• Material:

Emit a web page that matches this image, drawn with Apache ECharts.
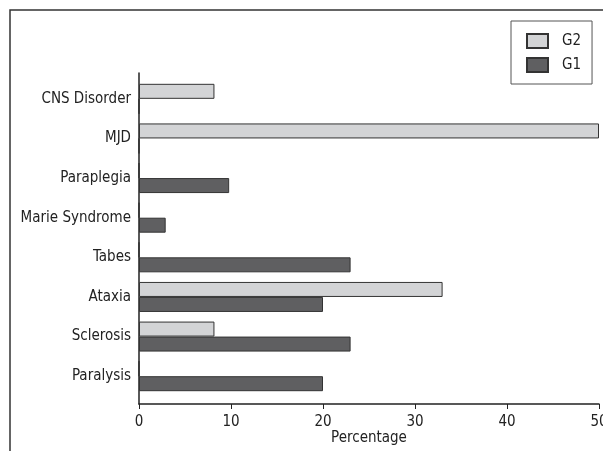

==

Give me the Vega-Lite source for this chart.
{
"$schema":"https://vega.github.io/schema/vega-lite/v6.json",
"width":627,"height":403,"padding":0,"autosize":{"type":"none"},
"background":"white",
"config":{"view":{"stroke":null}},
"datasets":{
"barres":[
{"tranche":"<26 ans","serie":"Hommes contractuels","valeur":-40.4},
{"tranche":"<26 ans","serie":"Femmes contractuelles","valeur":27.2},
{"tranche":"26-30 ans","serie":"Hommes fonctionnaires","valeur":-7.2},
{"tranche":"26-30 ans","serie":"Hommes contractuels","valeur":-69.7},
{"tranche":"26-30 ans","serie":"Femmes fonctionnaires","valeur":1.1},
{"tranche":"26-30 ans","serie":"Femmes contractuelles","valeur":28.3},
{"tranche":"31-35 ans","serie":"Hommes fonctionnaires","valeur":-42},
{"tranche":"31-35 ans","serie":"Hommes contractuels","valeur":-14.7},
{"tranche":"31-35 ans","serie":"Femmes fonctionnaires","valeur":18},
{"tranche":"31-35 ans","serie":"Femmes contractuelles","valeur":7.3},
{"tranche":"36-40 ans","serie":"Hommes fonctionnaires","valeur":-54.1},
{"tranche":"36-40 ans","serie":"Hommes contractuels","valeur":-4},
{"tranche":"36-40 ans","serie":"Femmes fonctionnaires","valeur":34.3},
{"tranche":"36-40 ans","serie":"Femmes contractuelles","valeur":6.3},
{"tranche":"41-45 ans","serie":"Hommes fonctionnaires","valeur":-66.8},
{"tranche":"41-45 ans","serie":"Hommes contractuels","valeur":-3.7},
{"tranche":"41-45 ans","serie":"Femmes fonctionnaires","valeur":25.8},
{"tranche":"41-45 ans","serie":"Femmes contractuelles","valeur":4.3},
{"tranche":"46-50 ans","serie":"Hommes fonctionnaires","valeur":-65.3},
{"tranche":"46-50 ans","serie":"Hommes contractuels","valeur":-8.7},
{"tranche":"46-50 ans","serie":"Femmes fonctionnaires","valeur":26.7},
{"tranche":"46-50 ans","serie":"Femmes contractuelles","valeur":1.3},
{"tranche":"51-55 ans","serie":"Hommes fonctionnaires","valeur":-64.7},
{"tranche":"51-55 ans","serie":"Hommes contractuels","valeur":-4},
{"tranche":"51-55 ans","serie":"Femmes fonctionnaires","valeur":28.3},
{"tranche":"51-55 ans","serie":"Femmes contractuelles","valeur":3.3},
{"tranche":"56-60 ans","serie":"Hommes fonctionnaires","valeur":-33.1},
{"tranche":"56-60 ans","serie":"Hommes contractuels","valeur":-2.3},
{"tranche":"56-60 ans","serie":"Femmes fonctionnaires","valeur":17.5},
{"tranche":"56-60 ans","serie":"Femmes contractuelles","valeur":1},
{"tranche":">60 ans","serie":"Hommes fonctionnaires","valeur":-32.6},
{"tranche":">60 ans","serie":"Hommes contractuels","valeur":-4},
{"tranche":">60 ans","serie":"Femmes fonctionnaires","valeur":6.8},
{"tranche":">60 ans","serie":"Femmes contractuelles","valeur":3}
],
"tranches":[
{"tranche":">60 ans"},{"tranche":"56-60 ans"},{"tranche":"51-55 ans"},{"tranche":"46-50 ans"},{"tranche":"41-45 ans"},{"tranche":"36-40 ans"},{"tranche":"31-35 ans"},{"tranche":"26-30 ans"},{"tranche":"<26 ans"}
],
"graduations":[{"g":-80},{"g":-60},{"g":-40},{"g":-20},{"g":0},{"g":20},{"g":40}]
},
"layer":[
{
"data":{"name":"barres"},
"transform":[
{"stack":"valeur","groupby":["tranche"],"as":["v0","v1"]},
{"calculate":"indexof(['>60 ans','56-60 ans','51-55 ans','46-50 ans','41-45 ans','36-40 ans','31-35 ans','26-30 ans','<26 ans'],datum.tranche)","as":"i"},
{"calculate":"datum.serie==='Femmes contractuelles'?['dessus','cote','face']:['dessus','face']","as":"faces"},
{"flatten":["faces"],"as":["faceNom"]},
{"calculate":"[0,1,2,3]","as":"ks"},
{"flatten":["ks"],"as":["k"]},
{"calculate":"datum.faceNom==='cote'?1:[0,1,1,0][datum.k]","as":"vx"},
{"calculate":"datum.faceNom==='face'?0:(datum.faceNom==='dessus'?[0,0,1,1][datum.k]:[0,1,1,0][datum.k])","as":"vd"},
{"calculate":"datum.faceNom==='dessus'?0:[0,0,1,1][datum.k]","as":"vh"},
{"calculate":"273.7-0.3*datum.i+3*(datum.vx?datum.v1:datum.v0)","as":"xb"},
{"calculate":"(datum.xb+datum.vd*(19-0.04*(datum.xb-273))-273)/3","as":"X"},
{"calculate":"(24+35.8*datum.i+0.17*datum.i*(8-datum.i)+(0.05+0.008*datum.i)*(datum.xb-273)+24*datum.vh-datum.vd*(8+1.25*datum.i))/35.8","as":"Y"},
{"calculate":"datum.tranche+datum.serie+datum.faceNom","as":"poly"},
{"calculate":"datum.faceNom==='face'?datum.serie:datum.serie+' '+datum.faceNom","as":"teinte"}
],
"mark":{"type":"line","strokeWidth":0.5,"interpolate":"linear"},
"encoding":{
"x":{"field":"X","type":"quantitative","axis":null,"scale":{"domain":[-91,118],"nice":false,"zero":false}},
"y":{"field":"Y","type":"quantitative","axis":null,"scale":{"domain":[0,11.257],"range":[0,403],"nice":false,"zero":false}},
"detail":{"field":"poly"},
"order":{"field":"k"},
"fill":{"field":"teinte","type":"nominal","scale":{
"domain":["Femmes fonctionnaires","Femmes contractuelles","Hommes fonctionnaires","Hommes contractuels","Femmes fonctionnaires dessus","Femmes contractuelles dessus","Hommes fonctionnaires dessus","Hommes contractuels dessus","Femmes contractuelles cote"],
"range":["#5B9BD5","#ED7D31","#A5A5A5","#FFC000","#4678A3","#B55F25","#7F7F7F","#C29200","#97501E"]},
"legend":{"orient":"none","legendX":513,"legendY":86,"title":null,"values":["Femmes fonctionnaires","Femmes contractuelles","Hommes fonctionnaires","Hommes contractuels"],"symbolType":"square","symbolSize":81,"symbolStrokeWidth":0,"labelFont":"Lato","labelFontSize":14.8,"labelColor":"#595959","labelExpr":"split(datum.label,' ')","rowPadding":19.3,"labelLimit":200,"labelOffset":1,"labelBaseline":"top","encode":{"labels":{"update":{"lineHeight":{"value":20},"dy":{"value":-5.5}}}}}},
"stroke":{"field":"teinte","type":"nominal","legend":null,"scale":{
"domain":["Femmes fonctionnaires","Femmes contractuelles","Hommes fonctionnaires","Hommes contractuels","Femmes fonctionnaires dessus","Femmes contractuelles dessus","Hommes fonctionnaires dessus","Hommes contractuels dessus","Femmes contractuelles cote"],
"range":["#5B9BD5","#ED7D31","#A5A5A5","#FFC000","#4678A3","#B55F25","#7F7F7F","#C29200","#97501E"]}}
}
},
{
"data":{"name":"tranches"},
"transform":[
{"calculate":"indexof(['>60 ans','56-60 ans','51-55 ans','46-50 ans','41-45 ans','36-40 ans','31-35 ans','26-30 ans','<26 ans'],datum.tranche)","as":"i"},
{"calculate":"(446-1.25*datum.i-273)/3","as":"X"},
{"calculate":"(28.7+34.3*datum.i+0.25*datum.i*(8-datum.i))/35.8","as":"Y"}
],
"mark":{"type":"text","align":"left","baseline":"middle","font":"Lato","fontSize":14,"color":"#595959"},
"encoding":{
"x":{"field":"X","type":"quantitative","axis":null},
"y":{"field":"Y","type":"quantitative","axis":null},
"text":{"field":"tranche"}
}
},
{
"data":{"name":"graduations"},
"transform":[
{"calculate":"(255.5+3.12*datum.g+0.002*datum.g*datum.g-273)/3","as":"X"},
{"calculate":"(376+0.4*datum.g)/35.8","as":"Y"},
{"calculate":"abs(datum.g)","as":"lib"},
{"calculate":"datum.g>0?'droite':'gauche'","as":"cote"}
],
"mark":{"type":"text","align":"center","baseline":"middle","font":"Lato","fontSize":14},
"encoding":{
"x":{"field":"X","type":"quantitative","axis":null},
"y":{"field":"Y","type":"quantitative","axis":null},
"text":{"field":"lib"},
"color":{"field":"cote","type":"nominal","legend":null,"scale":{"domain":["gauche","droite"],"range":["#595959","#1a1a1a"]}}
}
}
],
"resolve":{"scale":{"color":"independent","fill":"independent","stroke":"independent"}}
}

• The problem: Gather all lines where the word "this" appears.

• The answer:
Emit a web page that matches this image, drawn with Apache ECharts.
Give me the Vega-Lite source for this chart.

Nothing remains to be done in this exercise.